The question is whether they:

a) knew it was non-prime, and used it to weaken the crypto

b) knew it was non-prime, and used it because they didn't think it needed to be prime (which is a massive sin of ignorance)

c) grabbed 1024 bits of rand() and didn't check if it was prime (again, stupid)

d) grabbed some rand and checked the prime-ness using a bad method

e) used a "prime number generator" that produced bad output

I agree that making non-prime numbers is not terribly difficult, but the question of how they got the number is only interesting in that it gives info about why.

f) Used a machine with bad RAM that flipped a bit.

This case could actually be tested for - see if any of the one-bit differences from the number used are prime.

A bit could have been flipped in the software or the result of the function (true/false), but in the number itself there appear to be no single bit flips that make it prime (at least in the binary representation).

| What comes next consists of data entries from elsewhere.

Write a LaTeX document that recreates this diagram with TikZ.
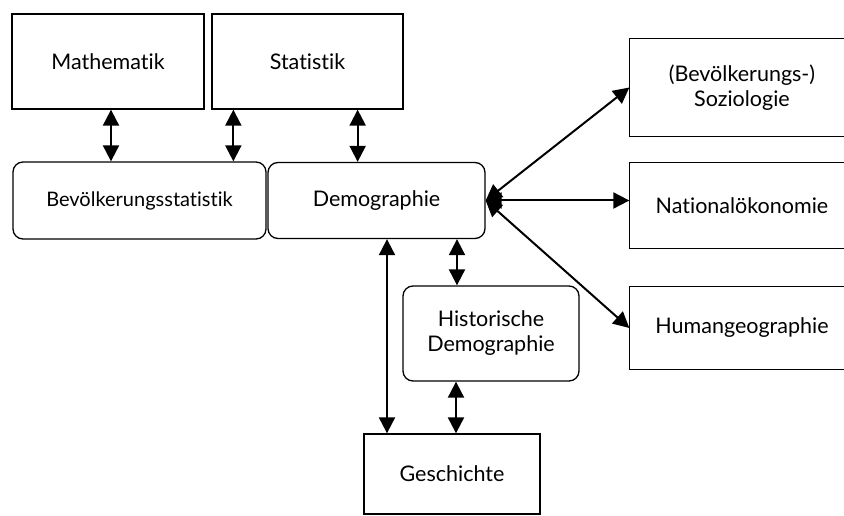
\documentclass[tikz,border=0pt]{standalone}
\usepackage{fontspec}
\setmainfont{Lato}[Ligatures={NoCommon}]
\usetikzlibrary{arrows.meta}

\tikzset{
	box/.style={draw, line width=1.3pt, inner sep=0pt, align=center,
		font=\fontsize{21.5}{25}\selectfont},
	rbox/.style={box, rounded corners=10pt},
	cutbox/.style={box, draw=none},
	frame/.style={line width=1.3pt},
	dbl/.style={{Triangle[length=16pt,width=16pt]}-{Triangle[length=16pt,width=16pt]}, line width=2pt}
}

\begin{document}
\begin{tikzpicture}[x=1pt,y=-1pt]
			\useasboundingbox (0,0) rectangle (844,516);
			\clip (0,0) rectangle (844,516);
			\node [box, minimum width=192pt, minimum height=95pt] (math) at (108,61.5) {Mathematik};
			\node [box, minimum width=191pt, minimum height=95pt] (stat) at (307.5,61.5) {Statistik};
			\node [rbox, minimum width=253pt, minimum height=77pt, font=\fontsize{20}{24}\selectfont] (bevstat) at (139.5,200.5) {Bevölkerungsstatistik};
			\node [rbox, minimum width=217pt, minimum height=76pt] (demo) at (376.5,200.5) {Demographie};
			\node [cutbox, minimum width=224pt, minimum height=97pt] (sozio) at (742,87.5) {(Bevölkerungs-)\\Soziologie};
			\node [cutbox, minimum width=224pt, minimum height=85pt] (natoek) at (742,205.5) {Nationalökonomie};
			\node [cutbox, minimum width=224pt, minimum height=82pt] (humgeo) at (742,328) {Humangeographie};
			\node [rbox, minimum width=176pt, minimum height=95pt] (histdemo) at (491,333.5) {Historische\\Demographie};
			\node [box, minimum width=176pt, minimum height=80pt] (gesch) at (452,474) {Geschichte};
			% right boxes run off the page
			\draw [frame] (sozio.north west) rectangle ([xshift=60pt]sozio.south east);
			\draw [frame] (natoek.north west) rectangle ([xshift=60pt]natoek.south east);
			\draw [frame] (humgeo.north west) rectangle ([xshift=60pt]humgeo.south east);
			\draw [dbl] ([xshift=3pt]math.south) -- ([xshift=3pt]math.south |- bevstat.north);
			\draw [dbl] ([xshift=22pt]stat.south west) -- ([xshift=22pt]stat.south west |- bevstat.north);
			\draw [dbl] ([xshift=-46pt]stat.south east) -- ([xshift=-46pt]stat.south east |- demo.north);
			\draw [dbl] (demo.east) -- (sozio.west);
			\draw [dbl] (demo.east) -- (demo.east -| natoek.west);
			\draw [dbl] (demo.east) -- (humgeo.west);
			\draw [dbl] ([xshift=-34pt]histdemo.north |- demo.south) -- ([xshift=-34pt]histdemo.north);
			\draw [dbl] ([xshift=-65pt]gesch.north |- demo.south) -- ([xshift=-65pt]gesch.north);
			\draw [dbl] ([xshift=4pt]gesch.north |- histdemo.south) -- ([xshift=4pt]gesch.north);
	\end{tikzpicture}
\end{document}
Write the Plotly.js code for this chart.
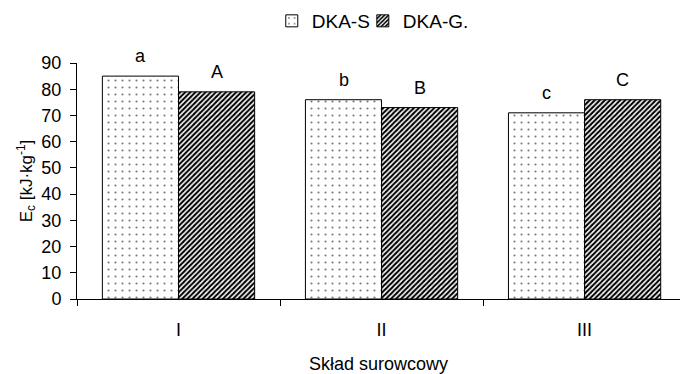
<!DOCTYPE html>
<html>
<head>
<meta charset="utf-8">
<script src="https://cdn.plot.ly/plotly-3.0.1.min.js"></script>
<style>html,body{margin:0;padding:0;background:#fff;}#chart{width:680px;height:374px;}</style>
</head>
<body>
<div id="chart"></div>
<script>
var categories = ["I", "II", "III"];
var seriesNames = ["DKA-S", "DKA-G."];
var valuesS = [85, 76, 71];
var valuesG = [79, 73, 76];
var lettersS = ["a", "b", "c"];
var lettersG = ["A", "B", "C"];
var yTicks = [0, 10, 20, 30, 40, 50, 60, 70, 80, 90];

var FONT = "Liberation Sans, Arial, sans-serif";

var traceS = {
  type: "bar", name: seriesNames[0], x: categories, y: valuesS, legend: "legend",
  marker: {
    color: "#ffffff",
    line: {color: "#000000", width: 1},
    pattern: {shape: ".", fgcolor: "#777777", bgcolor: "#ffffff", size: 7, solidity: 0.07}
  },
  hoverinfo: "none"
};
var traceG = {
  type: "bar", name: seriesNames[1], x: categories, y: valuesG, legend: "legend2",
  marker: {
    color: "#ffffff",
    line: {color: "#000000", width: 1},
    pattern: {shape: "/", fgcolor: "#000000", bgcolor: "#ffffff", size: 3.6, solidity: 0.55}
  },
  hoverinfo: "none"
};

var annotations = [];
categories.forEach(function (c, i) {
  annotations.push({x: c, y: valuesS[i], xref: "x", yref: "y", text: lettersS[i], showarrow: false,
    xshift: -38, yshift: 8, yanchor: "bottom", font: {family: FONT, size: 18, color: "#000"}});
  annotations.push({x: c, y: valuesG[i], xref: "x", yref: "y", text: lettersG[i], showarrow: false,
    xshift: 38, yshift: 8, yanchor: "bottom", font: {family: FONT, size: 18, color: "#000"}});
});

var legendBase = {orientation: "h", xanchor: "left", y: 1.178, yanchor: "middle",
  font: {family: FONT, size: 19}, itemwidth: 30, bgcolor: "rgba(0,0,0,0)"};

var layout = {
  width: 680, height: 374,
  margin: {l: 77, r: 0, t: 63, b: 75, pad: 0},
  paper_bgcolor: "#ffffff", plot_bgcolor: "#ffffff",
  font: {family: FONT, color: "#000000", size: 17},
  barmode: "group", bargap: 0.25, bargroupgap: 0,
  showlegend: true,
  legend: Object.assign({}, legendBase, {x: 0.323}),
  legend2: Object.assign({}, legendBase, {x: 0.474}),
  xaxis: {
    type: "category", range: [-0.5, 2.47],
    showline: true, linecolor: "#000", linewidth: 1,
    ticks: "outside", tickson: "boundaries", ticklen: 6, tickcolor: "#000",
    showgrid: false, zeroline: false,
    tickfont: {family: FONT, size: 18}, ticklabelstandoff: 14,
    title: {text: "Skład surowcowy", font: {family: FONT, size: 18}, standoff: 24}
  },
  yaxis: {
    range: [0, 90], tickvals: yTicks, ticktext: yTicks.map(String),
    showline: true, linecolor: "#000", linewidth: 1,
    ticks: "outside", ticklen: 6, tickcolor: "#000",
    showgrid: false, zeroline: false,
    tickfont: {family: FONT, size: 18}, ticklabelstandoff: 5,
    title: {text: "E<sub>c</sub> [kJ·kg<sup>-1</sup>]", font: {family: FONT, size: 17}, standoff: 4}
  },
  annotations: annotations
};

Plotly.newPlot("chart", [traceS, traceG], layout, {staticPlot: true, displayModeBar: false});
</script>
</body>
</html>
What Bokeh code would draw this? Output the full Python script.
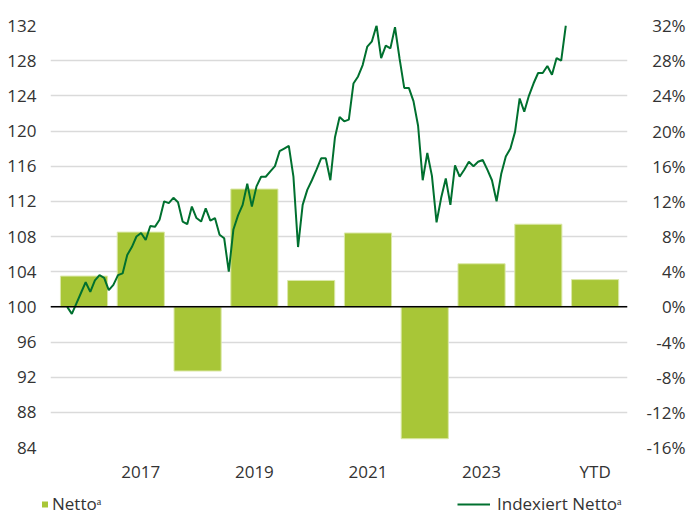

Edit: A single bit flip could have been used as "semi" plausible deniability in the case of malicious intent.

Then again, this is wholly academic. It's not like, if it's A, the committer is going to say "yup im NSA u caught me lol."

it is the same clear path as unix vs closed source research. perhaps there will be some achievements privately, but all mind and matter is interco-mingled already and forever. secrets are just another way of saying "obscure path" ... feels?